Globally, infrastructure sharing is standard practice. It lowers per-user costs, accelerates rural rollouts, and supports environmental sustainability by reducing energy use. In a country like Sri Lanka, where every dollar of import expenditure carries a macroeconomic burden, avoiding redundancy is not just operationally competent but fiscally responsible. Operators should co-develop future investments wherever possible, a position that reflects Hutch’s belief in a competitive but collaborative market.

To that end, Hutch is launching a programme called “Sri Lankan Ambition,” aimed at university students and early-stage developers. The idea is simple: offer funding and technical support to help young innovators develop locally relevant applications and bring those to market via Hutch’s platforms. This is not philanthropy but market development. “The country needs horizontal growth,” he says. “Not just bigger companies, but more companies with choice to customers.”

Regulatory support is also beginning to tilt in favour of healthy competition environment. Mobile Number Portability (MNP), scheduled for rollout this year, will allow users to retain their phone numbers when switching providers, removing one of the most considerable frictions in consumer choice. “A number is a national asset,” Saumitra says. “You pay for it. You should have the freedom to move with it.” While MNP may shift subscriber dynamics, its value lies in compelling operators to improve quality and responsiveness. “We’ll all have to raise our game.”

Beyond commercial objectives, Hutch is aligning its operations with CK Hutchison’s global sustainability targets, including net-zero carbon emissions by 2030. In Sri Lanka, this has translated into the solarisation of network sites, carbon tracking of marketing campaigns, and infrastructure design geared toward energy efficiency. These efforts are not always visible but are foundational to how the company builds and maintains its assets. It is also monitoring carbon outputs using AI-driven tools, enabling more precise and proactive environmental management. Staff-led initiatives—such as tree planting, mangrove restoration, and beach cleanups—reflect an internal culture aligned with environmental goals. Hutch’s e-waste collection programme, run in partnership with Ceylon E-Waste, incentivises the safe disposal of discarded mobile devices. Together, these actions represent a comprehensive effort to reduce the telco’s environmental footprint while setting operational standards for a greener future.

Hutch sees community investment as a core responsibility. Its CSR efforts focus on improving access to education and digital tools, especially in rural areas. Hutch, in partnership with the Sri Lanka Air Force and the Ministry of Education, has launched two new projects to provide e-bicycles to schoolchildren and rural families. The initiative aims to ease the daily travel struggles faced by these communities by offering a greener, more reliable way to get around.Through its “Future Connect” programme with public and private universities, Hutch also offers career guidance and digital skills training to students. These efforts are not charity—they are strategic interventions designed to broaden opportunity and build a more digitally literate, connected generation.
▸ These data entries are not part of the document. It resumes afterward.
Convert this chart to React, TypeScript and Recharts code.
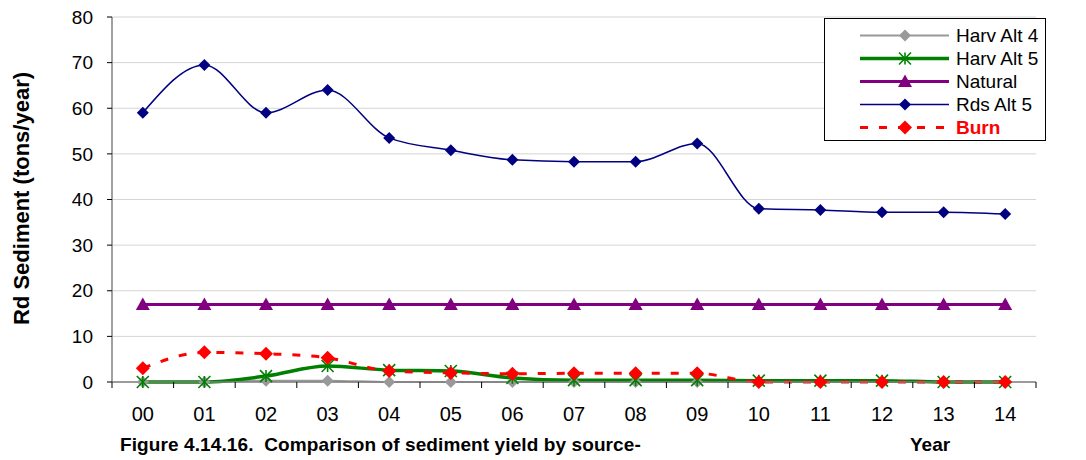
import React from "react";
import {
  LineChart,
  Line,
  XAxis,
  YAxis,
  CartesianGrid,
} from "recharts";

const years = ["00", "01", "02", "03", "04", "05", "06", "07", "08", "09", "10", "11", "12", "13", "14"];
const harvAlt4 = [0, 0, 0.3, 0.3, 0, 0, 0, 0, 0, 0, 0, 0, 0, 0, 0];
const harvAlt5 = [0, 0, 1.3, 3.5, 2.6, 2.4, 0.9, 0.4, 0.4, 0.4, 0.3, 0.3, 0.3, 0, 0];
const natural = [17, 17, 17, 17, 17, 17, 17, 17, 17, 17, 17, 17, 17, 17, 17];
const rdsAlt5 = [59, 69.5, 59, 64, 53.5, 50.8, 48.7, 48.3, 48.3, 52.3, 38, 37.7, 37.2, 37.2, 36.8];
const burn = [3, 6.5, 6.2, 5.3, 2.4, 2.0, 1.8, 1.9, 1.9, 1.9, 0, 0, 0, 0, 0];
const yTicks = [0, 10, 20, 30, 40, 50, 60, 70, 80];

const data = years.map((year, i) => ({
  i,
  year,
  harvAlt4: harvAlt4[i],
  harvAlt5: harvAlt5[i],
  natural: natural[i],
  rdsAlt5: rdsAlt5[i],
  burn: burn[i],
}));

const FONT = "'Liberation Sans', Arial, sans-serif";
const W = 1086;
const H = 460;
const PLOT_LEFT = 112;
const PLOT_RIGHT = 1036;
const HALF_BAND = (PLOT_RIGHT - PLOT_LEFT) / years.length / 2;

type Marker = "diamond" | "star" | "triangle";

function markerShape(kind: Marker, x: number, y: number, r: number, color: string, key?: string | number) {
  if (kind === "diamond") {
    return (
      <polygon
        key={key}
        points={`${x},${y - r} ${x + r},${y} ${x},${y + r} ${x - r},${y}`}
        fill={color}
      />
    );
  }
  if (kind === "triangle") {
    return (
      <polygon
        key={key}
        points={`${x},${y - r} ${x + r},${y + r * 0.8} ${x - r},${y + r * 0.8}`}
        fill={color}
      />
    );
  }
  return (
    <g key={key} stroke={color} strokeWidth={1.6}>
      <line x1={x - r} y1={y - r} x2={x + r} y2={y + r} />
      <line x1={x - r} y1={y + r} x2={x + r} y2={y - r} />
      <line x1={x} y1={y - r} x2={x} y2={y + r} />
    </g>
  );
}

const makeDot = (kind: Marker, r: number, color: string) => (props: any) =>
  markerShape(kind, props.cx, props.cy, r, color, props.index);

const series = [
  { key: "harvAlt4", name: "Harv Alt 4", color: "#999999", width: 2, marker: "diamond" as Marker, r: 6, dash: undefined, bold: false },
  { key: "harvAlt5", name: "Harv Alt 5", color: "#008000", width: 3.5, marker: "star" as Marker, r: 6, dash: undefined, bold: false },
  { key: "natural", name: "Natural", color: "#800080", width: 3, marker: "triangle" as Marker, r: 7, dash: undefined, bold: false },
  { key: "rdsAlt5", name: "Rds Alt 5", color: "#000080", width: 1.5, marker: "diamond" as Marker, r: 6, dash: undefined, bold: false },
  { key: "burn", name: "Burn", color: "#ff0000", width: 3, marker: "diamond" as Marker, r: 7, dash: "8 11", bold: true },
];

function LegendBox() {
  return (
    <div
      style={{
        position: "absolute",
        left: 824,
        top: 18,
        width: 222,
        height: 123,
        border: "1px solid #000",
        background: "#fff",
        boxSizing: "border-box",
        paddingTop: 5,
        fontFamily: FONT,
      }}
    >
      {series.map((s) => (
        <div key={s.key} style={{ display: "flex", alignItems: "center", height: 23 }}>
          <svg width={130} height={23}>
            <line
              x1={35}
              x2={124}
              y1={11.5}
              y2={11.5}
              stroke={s.color}
              strokeWidth={s.width}
              strokeDasharray={s.dash}
            />
            {markerShape(s.marker, 80, 11.5, s.r, s.color)}
          </svg>
          <span
            style={{
              fontSize: 19,
              color: s.bold ? s.color : "#000",
              fontWeight: s.bold ? "bold" : "normal",
              marginLeft: 1,
            }}
          >
            {s.name}
          </span>
        </div>
      ))}
    </div>
  );
}

function XTick(props: any) {
  const { x, y, payload, index } = props;
  const last = index === years.length - 1;
  return (
    <g>
      <line x1={x - HALF_BAND} x2={x - HALF_BAND} y1={y} y2={y + 6} stroke="#000" />
      {last && <line x1={x + HALF_BAND} x2={x + HALF_BAND} y1={y} y2={y + 6} stroke="#000" />}
      <text x={x} y={y + 39} textAnchor="middle" fontSize={20} fontFamily={FONT} fill="#000">
        {years[payload.value]}
      </text>
    </g>
  );
}

export default function App() {
  return (
    <div style={{ position: "absolute", left: 0, top: 0, width: W, height: H, background: "#fff" }}>
      <LineChart
        width={W}
        height={H}
        data={data}
        margin={{ top: 17, right: W - PLOT_RIGHT, bottom: 48, left: 0 }}
      >
        <CartesianGrid horizontal vertical={false} stroke="#d4d4d4" />
        <XAxis
          dataKey="i"
          type="number"
          domain={[-0.5, years.length - 0.5]}
          ticks={years.map((_, i) => i)}
          interval={0}
          height={30}
          tickLine={false}
          tickSize={0}
          tickMargin={0}
          axisLine={{ stroke: "#808080", strokeWidth: 1.5 }}
          tick={<XTick />}
        />
        <YAxis
          domain={[0, 80]}
          ticks={yTicks}
          width={PLOT_LEFT}
          interval={0}
          tickSize={5}
          tickMargin={14}
          axisLine={{ stroke: "#808080", strokeWidth: 1.5 }}
          tickLine={{ stroke: "#000" }}
          tick={{ fontSize: 19, fontFamily: FONT, fill: "#000" }}
          label={{
            content: (p: any) => {
              const vb = p.viewBox;
              const cy = vb.y + vb.height / 2 - 1;
              return (
                <text
                  transform={`translate(29, ${cy}) rotate(-90)`}
                  textAnchor="middle"
                  fontSize={22}
                  fontWeight="bold"
                  fontFamily={FONT}
                  fill="#000"
                >
                  Rd Sediment (tons/year)
                </text>
              );
            },
          }}
        />
        {series.map((s) => (
          <Line
            key={s.key}
            dataKey={s.key}
            name={s.name}
            type={s.key === "natural" ? "linear" : "monotone"}
            stroke={s.color}
            strokeWidth={s.width}
            strokeDasharray={s.dash}
            dot={makeDot(s.marker, s.r, s.color)}
            activeDot={false}
            isAnimationActive={false}
          />
        ))}
      </LineChart>
      <LegendBox />
      <div
        style={{
          position: "absolute",
          left: 120,
          top: 434,
          fontFamily: FONT,
          fontSize: 19,
          fontWeight: "bold",
          letterSpacing: 0.1,
          whiteSpace: "nowrap",
        }}
      >
        Figure 4.14.16.&nbsp; Comparison of sediment yield by source-
      </div>
      <div
        style={{
          position: "absolute",
          left: 910,
          top: 434,
          fontFamily: FONT,
          fontSize: 19,
          fontWeight: "bold",
        }}
      >
        Year
      </div>
    </div>
  );
}
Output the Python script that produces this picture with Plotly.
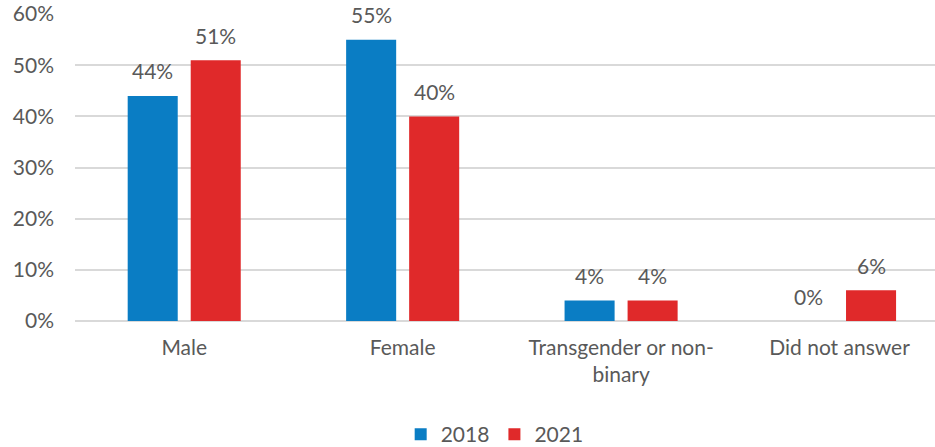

The overall growth indicators are showing noticeable changes. While Sri Lanka’s data market grew marginally  last year due to migration and the consolidation of multi-SIM users, Hutch successfully expanded its user base by a reasonable margin. It also improved significantly in brand consideration and market share . Hutch has also pioneered innovations like eSIMs, QR-code-based digital onboarding, and child-safe internet services, products it introduced with customer convenience in mind.

The Chief Executive of Hutch Sri Lanka is careful not to overstate the company’s trajectory. He avoids the language of aggression or disruption, preferring to describe Hutch as “forward-looking” and “committed.” The transformation, he insists, is not about overtaking rivals but about building relevance. “We’re not here to create noise,” he says. “We’re here to build what matters.” For now, that means quietly expanding national infrastructure, pushing new technologies, and preparing the application environment that connects rural Sri Lanka in particular to an inclusive digital economy.